- Born: 1650
- Died: 1687 (age 37)
- Predecessor: Donald Maclean, 1st Laird of Brolas
- Successor: Donald Maclean, 3rd Laird of Brolas
- Spouse: Isabella Maclean of Torloisk
- Children: Donald Maclean, 3rd Laird of Brolas
- Parent: Donald Maclean, 1st Laird of Brolas

= Lauchlan Maclean, 2nd Laird of Brolas =

Lauchlan Maclean, 2nd Laird of Brolas (1650–1687) was the second Laird of Brolas.

==Biography==
He was born in 1650 to Donald Maclean, 1st Laird of Brolas. He was a good and prudent man, of a solid judgment and excellent temper.
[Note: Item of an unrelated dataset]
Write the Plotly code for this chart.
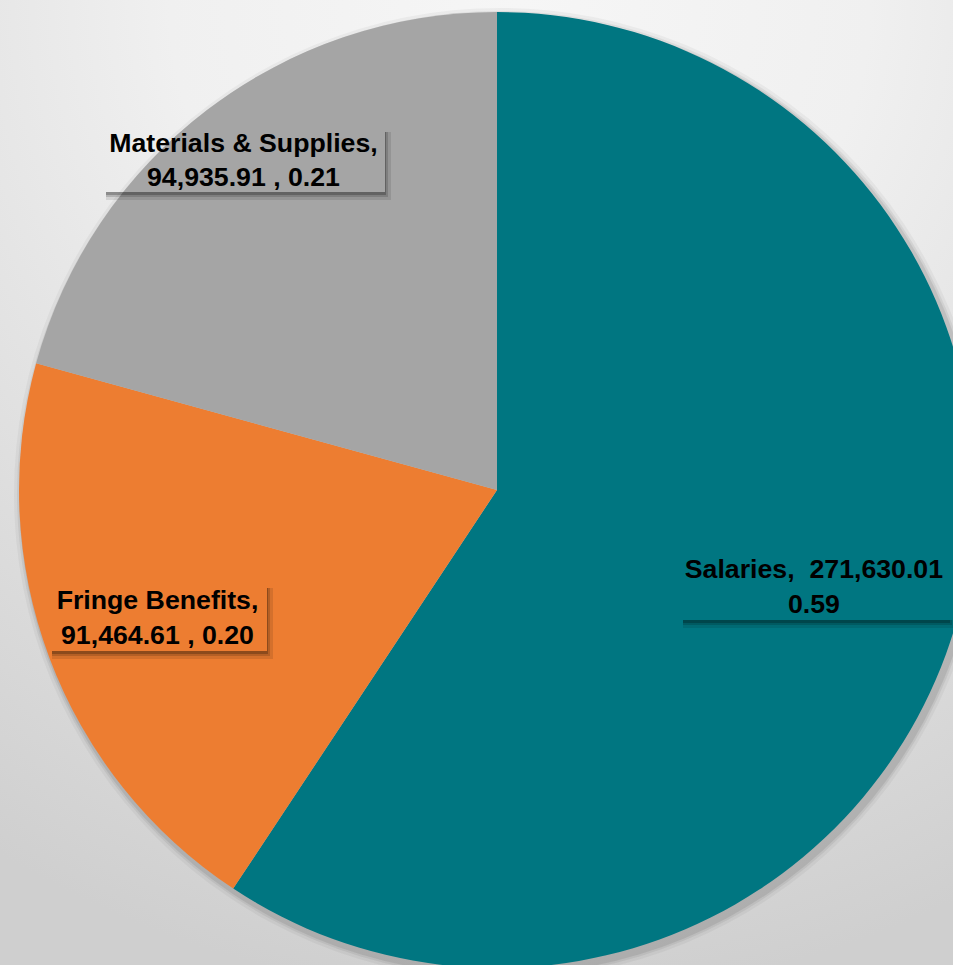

He was slow in action, and on account of this weakness contrived to associate with him Lachlan Og MacLean, 1st Laird of Torloisk, a man full of spirit and activity. He was appointed tutor to Sir John Maclean, 4th Baronet, and associated Torloisk with him in the management of the estates, and kept Archibald Campbell, 1st Duke of Argyll from getting any solid footing in the estates of MacLean, till Argyle was glad to take Tiree in compensation for his whole claim. He was member in parliament for the shire when James II of England was commissioner for Scotland, and though he was much caressed by James, who desired to reconcile Brolas to his celebrated measures for abrogating the penal statutes, but refusing to vote against what he believed to be his duty, he absented himself from parliament when those measures were being discussed. He was married to Isabella, daughter of Hector Maclean, 2nd Laird of Torloisk. He died in the year 1687, in the thirty-seventh year of his age, and was succeeded by his son, Donald Maclean, 3rd Laird of Brolas.